The world’s largest and most powerful particle collider started back up in April after a three-year break for upgrades in preparation for its third run.

From Tuesday it will run around the clock for nearly four years at a record energy of 13.6 trillion electronvolts, the European Organisation for Nuclear Research (CERN) announced at a press briefing last week.

It will send two beams of protons — particles in the nucleus of an atom — in opposite directions at nearly the speed of light around a 27-kilometre (17-mile) ring buried 100 metres under the Swiss-French border.

The resulting collisions will be recorded and analysed by thousands of scientists as part of a raft of experiments, including ATLAS, CMS, ALICE and LHCb, which will use the enhanced power to probe dark matter, dark energy and other fundamental mysteries.

1.6 billion collisions a second

“We aim to be delivering 1.6 billion proton-proton collisions per second” for the ATLAS and CMS experiments, CERN’s head of accelerators and technology Mike Lamont said.

This time around the proton beams will be narrowed to less than 10 microns — a human hair is around 70 microns thick — to increase the collision rate, he added.

The new energy rate will allow them to further investigate the Higgs boson, which the Large Hadron Collider first observed on July 4, 2012.

The discovery revolutionised physics in part because the boson fit within the Standard Model — the mainstream theory of all the fundamental particles that make up matter and the forces that govern them.

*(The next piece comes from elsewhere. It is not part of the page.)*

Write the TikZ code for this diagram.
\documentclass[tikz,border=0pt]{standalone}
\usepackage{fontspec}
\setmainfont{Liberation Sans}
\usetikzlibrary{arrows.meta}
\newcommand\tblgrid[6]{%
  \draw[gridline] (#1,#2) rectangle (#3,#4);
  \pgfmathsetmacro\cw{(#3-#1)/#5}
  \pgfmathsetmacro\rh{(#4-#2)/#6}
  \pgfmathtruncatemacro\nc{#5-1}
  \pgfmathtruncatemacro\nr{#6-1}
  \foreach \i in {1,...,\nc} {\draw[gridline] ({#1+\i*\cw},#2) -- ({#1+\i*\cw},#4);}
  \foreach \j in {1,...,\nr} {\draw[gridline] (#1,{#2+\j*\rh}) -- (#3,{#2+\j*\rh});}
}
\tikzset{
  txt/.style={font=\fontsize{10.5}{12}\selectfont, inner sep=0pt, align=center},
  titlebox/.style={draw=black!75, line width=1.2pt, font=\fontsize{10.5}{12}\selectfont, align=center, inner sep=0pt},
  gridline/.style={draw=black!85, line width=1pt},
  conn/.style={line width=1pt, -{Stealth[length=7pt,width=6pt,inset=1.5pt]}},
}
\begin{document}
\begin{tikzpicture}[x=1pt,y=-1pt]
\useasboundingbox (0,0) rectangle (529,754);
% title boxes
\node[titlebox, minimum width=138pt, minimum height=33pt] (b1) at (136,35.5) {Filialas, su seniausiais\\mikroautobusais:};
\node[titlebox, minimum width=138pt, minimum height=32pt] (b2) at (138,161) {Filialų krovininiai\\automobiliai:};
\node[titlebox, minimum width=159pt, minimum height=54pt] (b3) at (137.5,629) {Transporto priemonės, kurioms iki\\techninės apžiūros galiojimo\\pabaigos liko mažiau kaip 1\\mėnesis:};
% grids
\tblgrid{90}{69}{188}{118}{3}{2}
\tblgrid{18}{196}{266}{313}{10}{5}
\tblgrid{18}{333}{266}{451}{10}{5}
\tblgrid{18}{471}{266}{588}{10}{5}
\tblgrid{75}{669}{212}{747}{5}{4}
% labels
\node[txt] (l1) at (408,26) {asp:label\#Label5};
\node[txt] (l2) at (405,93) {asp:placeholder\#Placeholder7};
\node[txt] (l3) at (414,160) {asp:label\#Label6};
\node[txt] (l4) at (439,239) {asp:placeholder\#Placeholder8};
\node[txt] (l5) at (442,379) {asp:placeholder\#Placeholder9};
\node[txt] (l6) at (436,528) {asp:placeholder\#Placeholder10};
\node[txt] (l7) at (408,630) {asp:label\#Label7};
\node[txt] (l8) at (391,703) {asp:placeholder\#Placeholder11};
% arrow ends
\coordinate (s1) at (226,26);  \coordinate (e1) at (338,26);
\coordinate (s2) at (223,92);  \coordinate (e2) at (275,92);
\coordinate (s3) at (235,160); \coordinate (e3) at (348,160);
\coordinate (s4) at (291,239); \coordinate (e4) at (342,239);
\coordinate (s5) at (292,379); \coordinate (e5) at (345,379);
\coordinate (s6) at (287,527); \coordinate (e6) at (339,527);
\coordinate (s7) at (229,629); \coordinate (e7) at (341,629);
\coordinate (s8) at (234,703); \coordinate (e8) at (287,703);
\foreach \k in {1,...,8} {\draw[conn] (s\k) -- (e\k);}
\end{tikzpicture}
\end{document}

However several recent findings have raised questions about the Standard Model, and the newly upgraded collider will look at the Higgs boson in more depth.

Compared to the collider’s first run that discovered the boson, this time around there will be 20 times more collisions.

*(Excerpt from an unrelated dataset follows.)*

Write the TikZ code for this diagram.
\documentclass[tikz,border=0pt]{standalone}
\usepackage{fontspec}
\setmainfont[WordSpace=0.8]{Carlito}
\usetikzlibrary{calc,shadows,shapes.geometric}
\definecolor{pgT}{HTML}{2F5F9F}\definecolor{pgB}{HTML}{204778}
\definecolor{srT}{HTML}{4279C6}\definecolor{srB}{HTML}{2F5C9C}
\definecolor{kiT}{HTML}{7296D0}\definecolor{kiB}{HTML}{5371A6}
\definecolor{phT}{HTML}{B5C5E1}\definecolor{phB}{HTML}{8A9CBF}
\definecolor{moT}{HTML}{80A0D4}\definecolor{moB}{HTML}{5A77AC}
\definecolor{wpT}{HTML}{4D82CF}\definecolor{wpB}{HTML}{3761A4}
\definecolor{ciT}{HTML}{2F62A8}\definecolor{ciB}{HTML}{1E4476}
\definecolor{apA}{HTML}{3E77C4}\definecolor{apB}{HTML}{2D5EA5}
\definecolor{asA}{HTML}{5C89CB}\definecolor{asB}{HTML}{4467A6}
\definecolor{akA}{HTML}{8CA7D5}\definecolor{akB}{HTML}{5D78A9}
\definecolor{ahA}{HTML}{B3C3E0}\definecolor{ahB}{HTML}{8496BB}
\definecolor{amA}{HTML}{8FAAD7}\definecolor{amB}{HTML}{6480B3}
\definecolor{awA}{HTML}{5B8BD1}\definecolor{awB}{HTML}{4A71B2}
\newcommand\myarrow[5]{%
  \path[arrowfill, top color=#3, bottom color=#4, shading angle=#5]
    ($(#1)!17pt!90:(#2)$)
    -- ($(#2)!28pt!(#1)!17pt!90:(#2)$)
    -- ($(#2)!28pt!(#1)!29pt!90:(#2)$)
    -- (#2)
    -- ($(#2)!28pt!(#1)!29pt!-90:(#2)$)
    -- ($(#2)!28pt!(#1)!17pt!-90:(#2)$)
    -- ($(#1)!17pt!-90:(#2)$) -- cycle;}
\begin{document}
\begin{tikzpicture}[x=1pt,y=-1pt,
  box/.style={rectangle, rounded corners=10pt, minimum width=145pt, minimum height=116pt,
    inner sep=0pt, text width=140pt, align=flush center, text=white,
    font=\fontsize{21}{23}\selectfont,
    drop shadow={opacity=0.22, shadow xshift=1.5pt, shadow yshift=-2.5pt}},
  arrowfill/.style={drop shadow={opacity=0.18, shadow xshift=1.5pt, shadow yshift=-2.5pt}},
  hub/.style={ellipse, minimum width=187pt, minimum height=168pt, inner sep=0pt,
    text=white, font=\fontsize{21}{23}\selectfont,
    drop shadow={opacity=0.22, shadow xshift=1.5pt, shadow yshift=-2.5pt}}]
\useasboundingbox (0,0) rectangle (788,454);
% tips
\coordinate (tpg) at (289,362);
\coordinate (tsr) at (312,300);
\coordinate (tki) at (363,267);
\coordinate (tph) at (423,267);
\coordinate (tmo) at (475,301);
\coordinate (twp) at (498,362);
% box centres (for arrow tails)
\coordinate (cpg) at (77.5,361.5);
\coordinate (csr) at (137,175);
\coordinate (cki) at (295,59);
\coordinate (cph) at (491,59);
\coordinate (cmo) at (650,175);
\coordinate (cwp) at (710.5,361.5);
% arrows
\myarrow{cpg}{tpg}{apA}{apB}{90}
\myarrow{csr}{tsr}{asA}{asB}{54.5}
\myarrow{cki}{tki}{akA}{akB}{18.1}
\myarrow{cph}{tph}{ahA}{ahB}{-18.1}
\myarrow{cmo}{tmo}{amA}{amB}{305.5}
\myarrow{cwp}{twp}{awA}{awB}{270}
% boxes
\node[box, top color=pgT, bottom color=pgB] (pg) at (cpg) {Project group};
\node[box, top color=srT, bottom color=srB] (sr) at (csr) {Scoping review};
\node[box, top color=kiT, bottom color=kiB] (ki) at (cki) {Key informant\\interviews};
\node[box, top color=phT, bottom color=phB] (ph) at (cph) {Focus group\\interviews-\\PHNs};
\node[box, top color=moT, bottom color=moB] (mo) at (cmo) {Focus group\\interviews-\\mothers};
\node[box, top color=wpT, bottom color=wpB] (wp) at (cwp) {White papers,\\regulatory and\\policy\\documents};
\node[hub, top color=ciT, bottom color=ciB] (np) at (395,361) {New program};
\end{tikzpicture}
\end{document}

“This is a significant increase, paving the way for new discoveries,” Lamont said.

Joachim Mnich, CERN’s head of research and computing, said there was still much more to learn about the boson.

“Is the Higgs boson really a fundamental particle or is it a composite?” he asked.

“Is it the only Higgs-like particle that exists — or are there others?”

‘New physics season’  

Past experiments have determined the mass of the Higgs boson, as well as more than 60 composite particles predicted by the Standard Model, such as the tetraquark.

But Gian Giudice, head of CERN’s theoretical physics department, said observing particles is only part of the job.

“Particle physics does not simply want to understand the how — our goal is to understand the why,” he said.

Among the Large Hadron Collider’s nine experiments is ALICE, which probes the matter that existed in the first 10 microseconds after the Big Bang, and LHCf, which uses the collisions to simulate cosmic rays.

After this run, the collider will come back in 2029 as the High-Luminosity LHC, increasing the number of detectable events by a factor of 10.

Beyond that, the scientists are planning a Future Circular Collider — a 100-kilometre ring that aims to reach energies of a whopping 100 trillion electronvolts.

The CERN Future Collider will dwarf the LHC. (Photo Credit: Panigiotis Charitos)

But for now, physicists are keenly awaiting results from the Large Hadron Collider’s third run.

A new physics season is starting,” CERN said.